Posted Nov 12, 2009 17:15 UTC (Thu) by Tet (subscriber, #5433) [Link]

Hmmm. The brackets in the project name are intensely annoying. Why am I not surprised to find this isn't free software...

]Project Open[ for Enterprise Project Management

Posted Nov 12, 2009 21:11 UTC (Thu) by jimparis (subscriber, #38647) [Link]

Yeah, that was quite painful to skim.

]Project Open[ for Enterprise Project Management

Posted Nov 15, 2009 3:54 UTC (Sun) by rfunk (subscriber, #4054) [Link]

Not as painful as dealing with AOLServer....

Last I looked, the recommended way to set this up was "just use our VMWare
image" (which doesn't work with VMWare ESX). Good luck if you actually want
to set the thing up on your own OS installation. (In fact that's pretty much
what they say too.)

]Project Open[ for Enterprise Project Management

Posted Nov 16, 2009 15:50 UTC (Mon) by cdamian (subscriber, #1271) [Link]

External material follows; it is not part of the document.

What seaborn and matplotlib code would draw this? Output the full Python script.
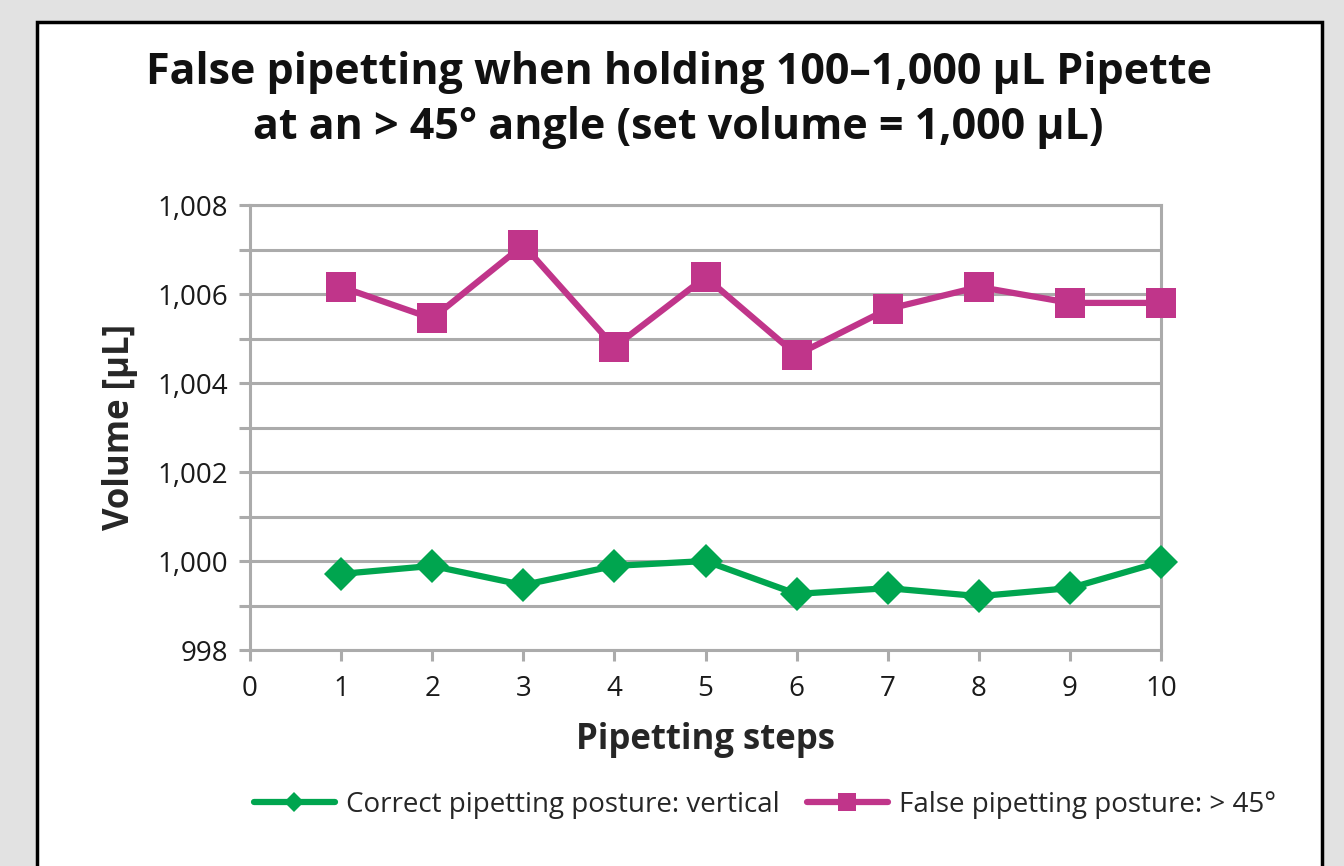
import pandas as pd
import matplotlib.pyplot as plt
import matplotlib.ticker as mticker
from matplotlib.patches import Rectangle
import seaborn as sns

# Data
steps = [1, 2, 3, 4, 5, 6, 7, 8, 9, 10]
vertical_ul = [999.71, 999.89, 999.46, 999.89, 1000.0, 999.26, 999.39, 999.21, 999.39, 999.98]
angled_ul = [1006.16, 1005.45, 1007.10, 1004.81, 1006.38, 1004.63, 1005.66, 1006.16, 1005.80, 1005.80]
series_names = ['Correct pipetting posture: vertical', 'False pipetting posture: > 45°']

df = pd.DataFrame({
    'step': steps * 2,
    'volume': vertical_ul + angled_ul,
    'posture': [series_names[0]] * len(steps) + [series_names[1]] * len(steps),
})

sns.set_style('white')
plt.rcParams['font.family'] = ['Open Sans', 'DejaVu Sans']

green = '#00a54f'
magenta = '#c0358a'
grid_grey = '#ababab'

fig = plt.figure(figsize=(13.44, 8.66), dpi=100)
fig.patch.set_facecolor('#e2e2e2')
# white card with black border, behind everything
card = Rectangle((37 / 1344, -0.05), (1322 - 37) / 1344, (866 - 22) / 866 + 0.05,
                 transform=fig.transFigure, facecolor='white',
                 edgecolor='black', linewidth=2.5, zorder=-10)
fig.patches.append(card)

ax = fig.add_axes([250 / 1344, (866 - 650) / 866, (1161 - 250) / 1344, (650 - 205) / 866])
ax.set_zorder(2)
ax.set_facecolor('white')

sns.lineplot(data=df[df['posture'] == series_names[0]], x='step', y='volume',
             color=green, marker='D', markersize=17, markeredgewidth=0,
             linewidth=4.5, label=series_names[0], ax=ax, clip_on=False, zorder=3)
sns.lineplot(data=df[df['posture'] == series_names[1]], x='step', y='volume',
             color=magenta, marker='s', markersize=21, markeredgewidth=0,
             linewidth=4.5, label=series_names[1], ax=ax, clip_on=False, zorder=3)

ax.set_xlim(0, 10)
ax.set_ylim(998, 1008)
ax.xaxis.set_major_locator(mticker.MultipleLocator(1))
ax.yaxis.set_major_locator(mticker.MultipleLocator(2))
ax.yaxis.set_minor_locator(mticker.MultipleLocator(1))
ax.yaxis.set_major_formatter(mticker.FuncFormatter(lambda v, p: f'{v:,.0f}'))

ax.grid(axis='y', which='both', color=grid_grey, linewidth=2.2)
ax.set_axisbelow(True)
for side in ['left', 'right', 'top', 'bottom']:
    ax.spines[side].set_visible(True)
    ax.spines[side].set_color(grid_grey)
    ax.spines[side].set_linewidth(2.2)

ax.tick_params(axis='both', which='both', direction='out', color=grid_grey,
               width=2.2, length=8, labelsize=20, labelcolor='#1a1a1a')
ax.tick_params(axis='y', which='both', left=True, pad=8)
ax.tick_params(axis='x', which='both', bottom=True, pad=10)

ax.set_xlabel('Pipetting steps', fontsize=25, fontweight='bold', labelpad=14)
ax.set_ylabel('Volume [µL]', fontsize=25, fontweight='bold', labelpad=14)

fig.text(0.505, 1 - 100 / 866,
         'False pipetting when holding 100–1,000 µL Pipette\nat an > 45° angle (set volume = 1,000 µL)',
         ha='center', va='center', fontsize=31, fontweight='bold', linespacing=1.35,
         color='#111111')

ax.legend(loc='center', bbox_to_anchor=(765 / 1344, 1 - 805 / 866),
          bbox_transform=fig.transFigure, ncol=2, frameon=False, fontsize=20,
          handlelength=2.9, columnspacing=1.0, handletextpad=0.4, markerscale=0.6)

fig.savefig('out.png', dpi=100, facecolor=fig.get_facecolor())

disclaimer: I used to work for project-open

project-open is based on OpenACS as is mentioned in the article. OpenACS more ore less requires that you use the AOLServer, which is usually not provided by distributions. It also makes some assumptions on the AOLServer and TCL, so you sometimes need special version of these.

While working for project-open I helped to create RPMs for Red Hat and Suse to make the set-up easier. If everything works as you should be able to install a handful of RPMs, which provide the necessary AOLServer and TCL versions and also create the database and environment for project-open itself.

Just for giving it a try it is probably easier to use the VMWare image. If you want to use it in production you should give the guys from project-open a call and let them help you. The software in itself is also very powerful and complex enough that it makes sense to pay for the support they can provide.